February 15, 2018
Contact: Carl Smith
The Mississippi Department of Education’s Computer Science for Mississippi (CS4MS) pilot program is expected to benefit from a recent C Spire commitment to improving computer science teachers’ skills and professional development.
Officials with the Mississippi company and Microsoft Philanthropies’ Technology Education and Literacy in Schools (TEALS) program signed a letter of intent this week to fund a TEALS program manager for the state. A pilot program is also expected to launch in five schools later this year, and 2019 expansion efforts will help bring new schools and volunteers into the program.
C Spire hopes to expand the program across the state through grassroots fundraising efforts.
“With the shortage of qualified information technology professionals growing every day, we need to move decisively and quickly to equip teachers and inspire students to pursue computer science education and career paths that will help us meet the needs of our new digital economy,” said C Spire Chief Information Officer Carla Lewis. “Computer science concepts and programming skills are relevant in every academic discipline from math and science to music and the arts. Computational and critical thinking skills used in computer science make students more effective in whatever career they choose.”

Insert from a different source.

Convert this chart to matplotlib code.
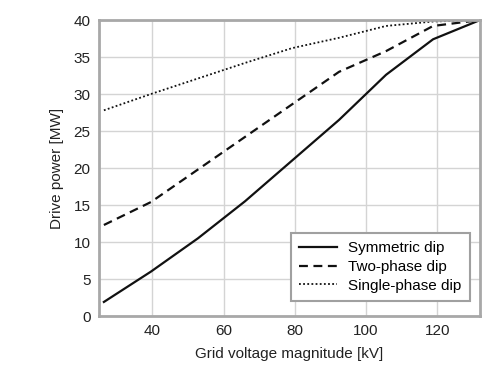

The CS4MS pilot program, administered by Mississippi State University’s Research and Curriculum Unit, is in its third year. It aims to have a continuous K-12 computer science pipeline, in terms of curriculum standards and teacher development, by 2024. A three-year, $700,000 National Science Foundation grant will help the RCU and MSU College of Education provide professional development, training and licensure to computer science educators.
Approximately 52 of the state’s 148 school districts have participated in the initiative, which also helped train about 400 teachers and reached more than 15,000 students.
“We need to reach students at a young age and help them understand the benefits of computer science education and the opportunities for a varied career path in the information technology industry,” said Shelly Hollis, who is one of the RCU’s lead project managers for the CS4MS initiative.
Workers with a background in computer science are in high demand and short supply in Mississippi. Employers currently have more than 1,200 unfilled job openings due to the serious shortage of trained, qualified IT workers, Lewis said. The average salary for qualified IT workers is nearly $69,000 a year, almost double the statewide average.
Nationwide, new research estimates the current shortage of 607,708 IT workers will balloon to more than 1 million software developers in the U.S. by 2020.
“The inventor of the next big thing, the latest app or cutting-edge software may be sitting in a classroom waiting to be inspired and encouraged to become a leader in the digital economy,” Lewis said.
In December, Gov. Phil Bryant signed a proclamation declaring the month Computer Science Education Month in Mississippi and noted the ongoing CS4MS partnership between the MDE and RCU.